Der Name Tilsit ist uns heute geläufig als Herkunftsort des Tilsiter Käses, und vielleicht noch als Ort, an dem 1807 zwischen Russland und Frankreich bzw. zwischen Napoleon und Kaiser Alexander ein Frieden geschlossen wurde, der zwar für Preußen sehr hart war, aber immerhin die positive Folge hatte, dass er die nachfolgenden Reformen in Preußen provozierte. Mancher wird auch den Auftritt der preußischen Königin Luise assoziieren, die in den Friedensverhandlungen allen ihr verfügbaren Charme einsetzte.

Tilsit war damals eine Provinzstadt Ostpreußens, an der Grenze zum Russischen Reich gelegen, an der Memel, jenem Strom, der in der ersten Strophe des Deutschlandliedes von Hoffmann von Fallersleben die Ostgrenze eines einst erträumten Deutschlands markierte. Im Laufe des 19. Jahrhunderts wuchs die Stadt zu einem florierenden Standort für Handel und Industrie heran und erreichte im 20. Jahrhundert ungefähr 60.000 Einwohner. 1907 – vor hundert Jahren – wurde übrigens die berühmte Luisen-Brücke eingeweiht, die seitdem die beiden Memelufer verbindet. Seit jeher lebten auf beiden Seiten dieses Flusses Menschen unterschiedlicher Zunge, Litauer und Ostpreußen, und zwar nicht säuberlich getrennt, sondern durchaus neben- und untereinander. Lange Zeit war der Fluss eine Staatsgrenze zwischen Preußen und dem Russischen Reich. In der sowjetischen Zeit – nach dem Zweiten Weltkrieg – war das Nördliche Ostpreußen zum Kaliningrader Gebiet der Russischen Sozialistischen Föderativen Sowjetrepublik geworden und Litauen zur Litauischen Sowjetrepublik. In dieser Zeit spielte diese Grenze innerhalb der Sowjetunion vielleicht eine geringere Rolle. Heute trennt sie das Kaliningrader Gebiet – also Russland im Westen – von dem EU-Mitgliedsstaat Litauen im Osten. Wenn im nächsten Jahr 2008 Litauen mit weiteren EU-Staaten dem Schengener Abkommen beitreten wird, dann wird diese Grenze noch schärfer behütet sein, als sie es heute schon ist.

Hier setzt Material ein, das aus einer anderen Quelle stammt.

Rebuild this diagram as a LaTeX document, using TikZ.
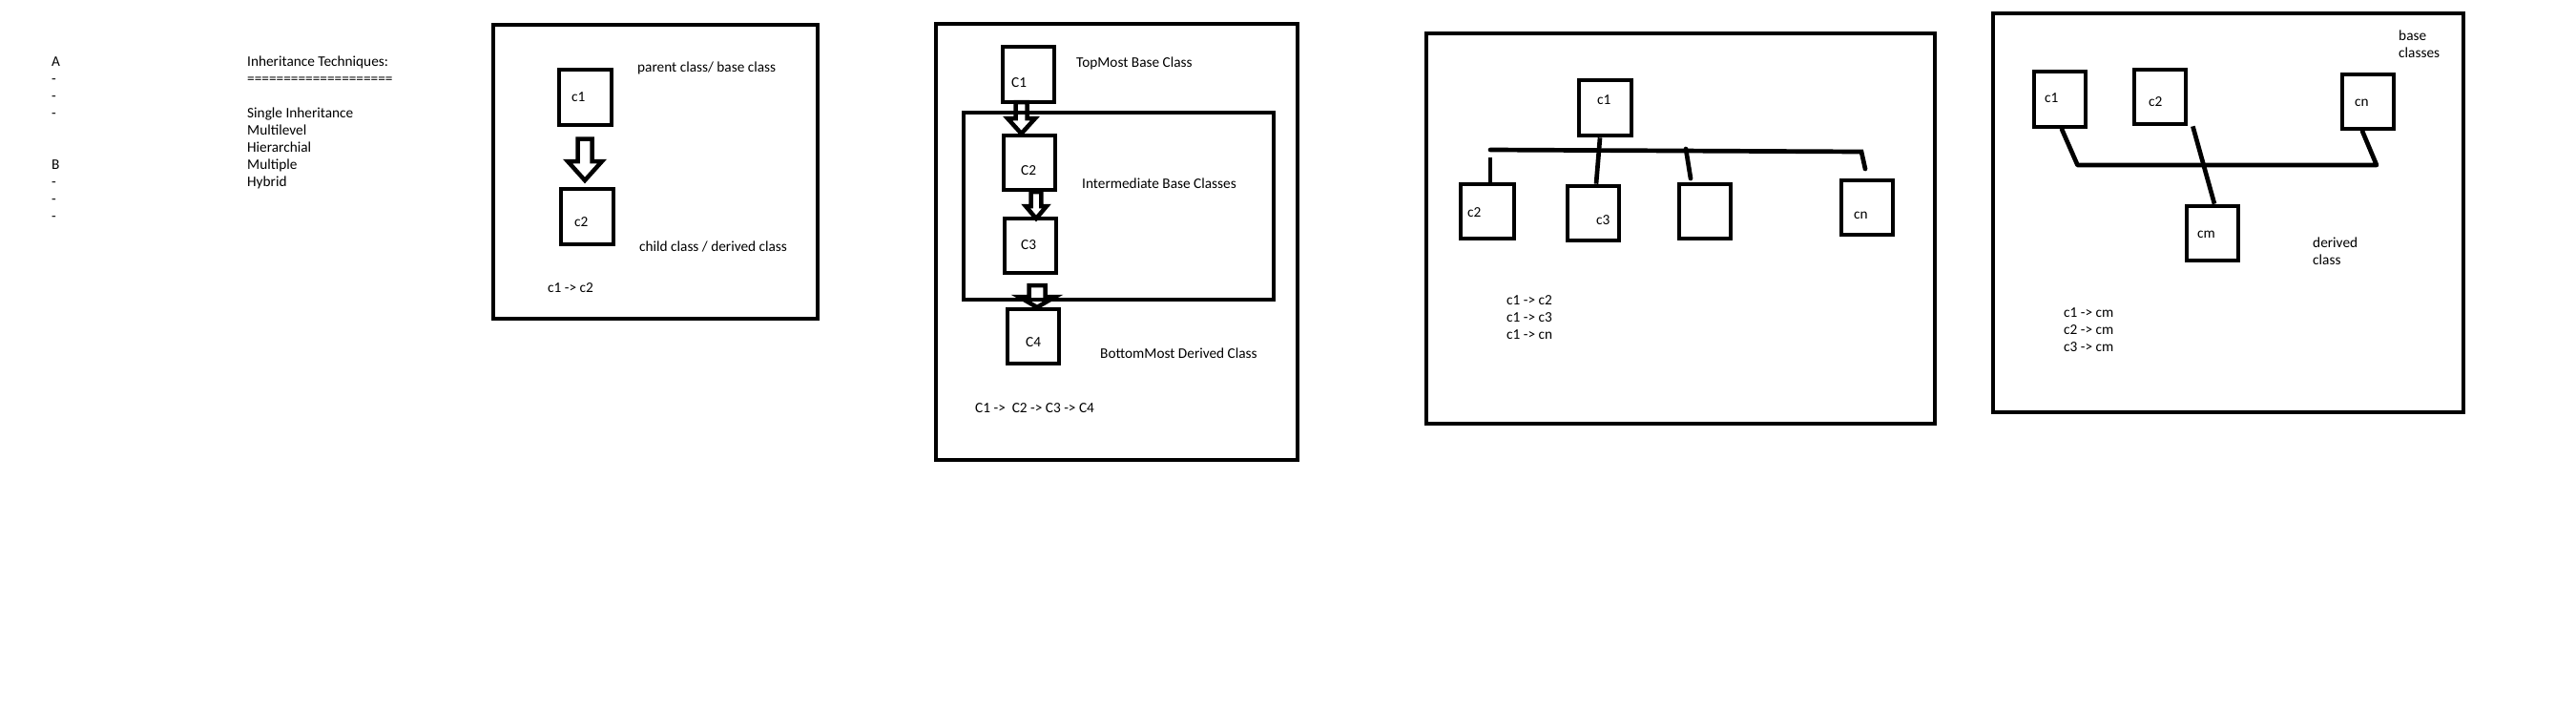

Tilsit liegt auf der russischen, der westlichen Seite der Memel. Die Stadt heißt heute Sowjetsk, wie auch der Tilsiter Käse in ganz Russland »Sowjetischer Käse« genannt wird. Die Bevölkerung der Stadt, wie auch sonst in der Region auf beiden Seiten der Memel, setzt sich aus Nachkommen der sowjetischen Rotarmisten und der Neusiedler der ersten Nachkriegsjahre zusammen. Es gibt in Sowjetsk eine ansehnliche litauische Minderheit, die eine neue katholische Kirche aufgebaut hat, sowie eine Filiale des Litauischen Generalkonsulats. Am östlichen Ufer der Memel, in Litauen, leben viele Menschen, die mit ihren russländischen Zeitgenossen verwandt sind und mit ihnen ihre sowjetische Vergangenheit teilen. Sie sind Bürger der EU. Wie gestaltet sich heute das Leben der Leute auf beiden Seiten dieses Flusses? Wie ist ihr Verhältnis zu der Geschichte ihrer Region, die sich in den Bauwerken, in der Landschaft, in den Biografien der Einwohner so oder so eingeprägt hat?